I hesitate to call it a dream, the time we met outdoors beneath the light of the moon. Wolves were howling, the air was crisp, you put your hands on my waist and leaned in to kiss me. Closing my eyes I leaned into you to allow my lips to imprint upon your heart as we exchanged words of desire. You passionately and boldly printed upon my soul something that dared to overwrite the fears of the past as our fingers whispered back and forth along the others skin to compose a poem of longing, a song of freedom demanding to be played.

I know why yearning lovers write.

Believe I was around six when staying with my aunt in a small house on a farm with no animals, no neighbors, no trees and no noise. I don’t know where my mama was during this period in my life. She may have been gone for months or only a few days but regardless, my child mind could only calculate a time frame of forever.

Since I always trekked through dirt she made me take a bath every evening, coming in mid-bath with a white wash cloth and a bar of Ivory soap. She had me put my arms out towards her so she could scrub and until she’d gone over every inch of me without returning dirt to that wash cloth she didn’t consider me clean. She was angry at me on the days she felt need to use two wash cloths and though she never called me dirty I took her actions to mean I was.

When she wasn’t around I’d grab the white washcloth and scrub my skin until every inch was red knowing she was going to do the very same thing. The difference was that my rag would take the dirt off and when I was done scrubbing it would no longer be white. Afterwards I’d put my day clothes back on and hide the rag midways down the trash container in the kitchen somewhere between egg shells and bacon grease.

On the days when the cloth returned no hint of brown she’d let me sleep in the bed and not on the floor.
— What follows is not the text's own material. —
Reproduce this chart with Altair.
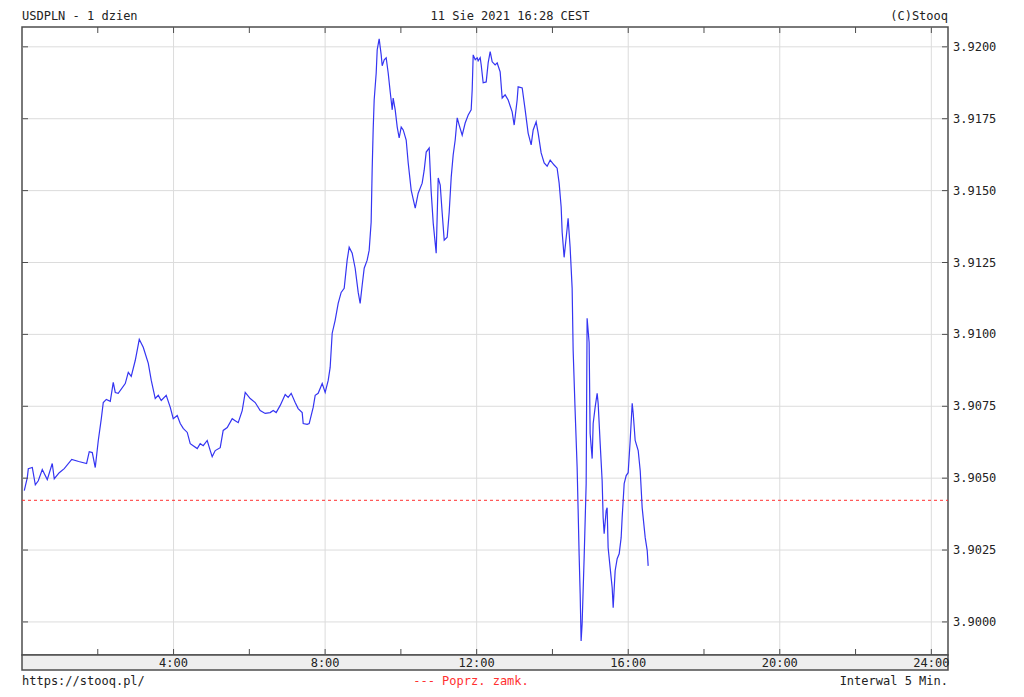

She had one book in the entire house and it had a picture of a black woman with an afro on the back cover. It was The Heart of a Woman by Maya Angelou. What I remember is reading the words and feeling them but not understanding them. Her words felt angry or sad to me though I couldn’t decide which but read anyways cause the way the words were strung together felt magical but mainly because the bird, its cage and song were to me a curious mystery.

My aunt left me alone in that house each day until evening and bath time. I had nothing to do but read that book and wander the dirt paths of the farm, weaving my way in and out of empty coops and cages wondering what happened to all the animals and why my aunt hated the dirt on my skin so much which back then I didn’t think to separate from hate of me.

The physical energies of the farm animal structures, my aunt and her house have long transformed to dust. The spirit of those animals and poems from that book imprinted on my heart and I would spend the next forty years of my life hiding wash clothes in trash containers in fear of my humanness, hiding my voice in fear of my song and hiding the key to my cage in fear of my wings.

Lovers write with pure presence and awareness, unaffected by man’s fleeting décalages. They write to free the muse into the arms of their embrace, to remind them of their natural purity, beauty and strength.

This is the music, the song of freedom that only Love can play and when played the world listens and cannot help but be inspired to join in chorus.

Love and inspire. This is what the heart of a woman does.